Les calzo toda esta murga lingüística para que se hagan idea de lo complejas que son las palabras y su evolución, y de cómo ciertos errores o usos incorrectos, a fuerza de ser usados por masas de hablantes poco cultos, acaban imponiéndose incluso en sentido opuesto al que tienen. Otra cosa son los bulos que algunos indocumentados hacen correr sobre palabras supuestamente incorrectas incluidas en el diccionario como almóndiga, toballa y demás, ignorando que no se trata de vulgarismos modernos que la RAE admite, sino de palabras antiguas que figuran en textos clásicos y a las que, precisamente para marcar su antigüedad, se les pone la marca desus, que significa desusado. Lo mismo ocurre con términos ajenos al habla cisatlántica –amigovio, bluyín– pero frecuentes en la América hispana, que a un hablante de aquí le suenan raros pero allí son habituales, y por tanto deben figurar en un diccionario panhispánico dirigido a 570 millones de personas de las que sólo una pequeña parte vivimos a este lado del Atlántico.

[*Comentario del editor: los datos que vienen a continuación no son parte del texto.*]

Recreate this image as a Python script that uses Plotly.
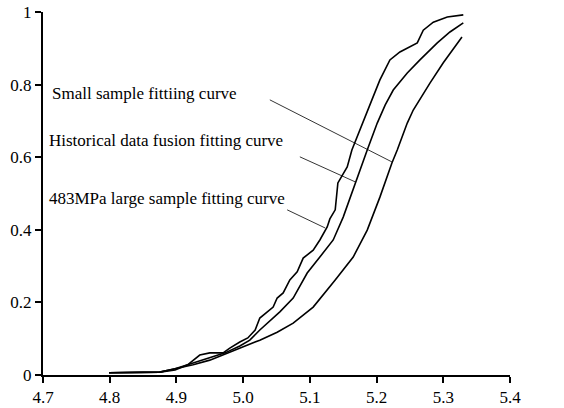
import plotly.graph_objects as go

# ── Data ────────────────────────────────────────────────────────────────────
# 483MPa large sample fitting curve (jagged)
large_x = [4.799, 4.875, 4.898, 4.917, 4.920, 4.935, 4.950, 4.970, 4.980, 4.995,
           5.007, 5.018, 5.025, 5.036, 5.045, 5.051, 5.060, 5.070, 5.081, 5.090,
           5.105, 5.115, 5.126, 5.130, 5.138, 5.142, 5.156, 5.163, 5.171, 5.180,
           5.193, 5.205, 5.220, 5.235, 5.261, 5.270, 5.285, 5.306, 5.330]
large_y = [0.006, 0.008, 0.014, 0.028, 0.033, 0.055, 0.061, 0.061, 0.074, 0.091,
           0.102, 0.124, 0.157, 0.174, 0.187, 0.212, 0.226, 0.262, 0.284, 0.322,
           0.344, 0.372, 0.408, 0.430, 0.455, 0.529, 0.573, 0.620, 0.656, 0.694,
           0.758, 0.813, 0.868, 0.890, 0.915, 0.950, 0.972, 0.986, 0.992]

# Historical data fusion fitting curve
fusion_x = [4.799, 4.875, 4.898, 4.920, 4.950, 4.973, 4.995, 5.010, 5.025, 5.040,
            5.055, 5.075, 5.096, 5.115, 5.135, 5.150, 5.168, 5.186, 5.201, 5.213,
            5.225, 5.246, 5.265, 5.291, 5.310, 5.330]
fusion_y = [0.006, 0.008, 0.017, 0.030, 0.047, 0.061, 0.080, 0.096, 0.124, 0.149,
            0.174, 0.212, 0.281, 0.325, 0.372, 0.435, 0.529, 0.620, 0.694, 0.744,
            0.785, 0.832, 0.868, 0.915, 0.945, 0.970]

# Small sample fitting curve
small_x = [4.799, 4.875, 4.898, 4.925, 4.950, 4.976, 5.003, 5.025, 5.051, 5.075,
           5.105, 5.138, 5.165, 5.186, 5.205, 5.223, 5.231, 5.246, 5.255, 5.280,
           5.300, 5.328]
small_y = [0.006, 0.008, 0.017, 0.028, 0.041, 0.061, 0.080, 0.096, 0.118, 0.143,
           0.187, 0.262, 0.325, 0.399, 0.490, 0.584, 0.620, 0.694, 0.730, 0.804,
           0.860, 0.931]

x_ticks = [4.7, 4.8, 4.9, 5.0, 5.1, 5.2, 5.3, 5.4]
y_ticks = [0, 0.2, 0.4, 0.6, 0.8, 1]

# labels: (text, text anchor x/y, leader start, leader end)
labels = [
    ("Small sample fittiing curve", 4.710, 0.775, (5.040, 0.758), (5.223, 0.587)),
    ("Historical data fusion fitting curve", 4.706, 0.647, (5.085, 0.601), (5.168, 0.532)),
    ("483MPa large sample fitting curve", 4.706, 0.487, (5.066, 0.455), (5.123, 0.405)),
]

FONT = "Liberation Serif, Times New Roman, serif"

fig = go.Figure()
for xs, ys in [(large_x, large_y), (fusion_x, fusion_y), (small_x, small_y)]:
    fig.add_trace(go.Scatter(x=xs, y=ys, mode="lines",
                             line=dict(color="black", width=1.6),
                             showlegend=False, hoverinfo="skip"))

for text, tx, ty, (x0, y0), (x1, y1) in labels:
    fig.add_annotation(x=tx, y=ty, text=text, showarrow=False,
                       xanchor="left", yanchor="middle",
                       font=dict(family=FONT, size=17, color="black"))
    fig.add_shape(type="line", x0=x0, y0=y0, x1=x1, y1=y1,
                  line=dict(color="black", width=0.8))

fig.update_layout(
    width=564, height=408,
    margin=dict(l=43, r=54, t=12, b=33),
    plot_bgcolor="white", paper_bgcolor="white",
    font=dict(family=FONT, size=17, color="black"),
    xaxis=dict(range=[4.7, 5.4], tickvals=x_ticks, tickformat=".1f",
               showgrid=False, zeroline=False, showline=True, automargin=False,
               linecolor="black", linewidth=2, ticks="outside",
               ticklen=6, tickwidth=2, tickcolor="black",
               ticklabeloverflow="allow"),
    yaxis=dict(range=[0, 1], tickvals=y_ticks, automargin=False,
               showgrid=False, zeroline=False, showline=True,
               linecolor="black", linewidth=2, ticks="outside",
               ticklen=6, tickwidth=2, tickcolor="black",
               ticklabeloverflow="allow"),
)

# drop the browser's default 8px body margin so the figure sits at 0,0
fig.write_html("out.html", config={"displayModeBar": False},
               post_script="document.body.style.margin='0';")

Dirán algunos de ustedes, y es natural, que tanto la Academia Española como sus hermanas de América deberían salir al paso de los errores, señalándolos para evitar que se extiendan. Y a mi juicio tienen razón, pero el asunto es delicado. En la RAE llevamos mucho tiempo discutiendo sobre eso, pues hay dos posturas enfrentadas. Una es la de quienes creemos –casi todos, escritores y gente con actividad pública– que la Academia debe señalar errores y fijar normas de uso, del mismo modo que lo hace en su Gramática y su Ortografía. Algunos de nosotros llevamos diez o quince años pidiendo, sin conseguirlo, que la RAE tenga una política eficaz de comunicación activa, incluido un acto público anual para hacer balance del estado de la lengua española y llamar la atención sobre incidencias de esa clase. Otros, sin embargo –y en esta postura se atrincheran varios académicos filólogos–, opinan que la lengua debe dejarse en completa libertad, y que la RAE sólo debe registrar los usos sin advertir de nada a nadie. Que la vida siga su curso, y nosotros, a mirar. Esa tensión entre dos posturas, la activa y la pasiva ante los errores y transformaciones de las palabras que usamos, sobre los límites o señales de peligro que deben o no ponerse junto a ellas, da lugar a interesantes y a veces ásperas discusiones académicas, y sigue sin resolverse. Sin embargo, no debería ser sólo asunto nuestro. También ustedes, usuarios de esa formidable herramienta común que es la lengua española, deberían interesarse más. Y cuidarla. La RAE es una institución importante y necesaria, pero el habla pertenece a todos. Nada de cuanto en ella ocurra nos es ajeno. Al fin y al cabo, las palabras que usamos son las que conforman nuestra vida. Las que definen el mundo.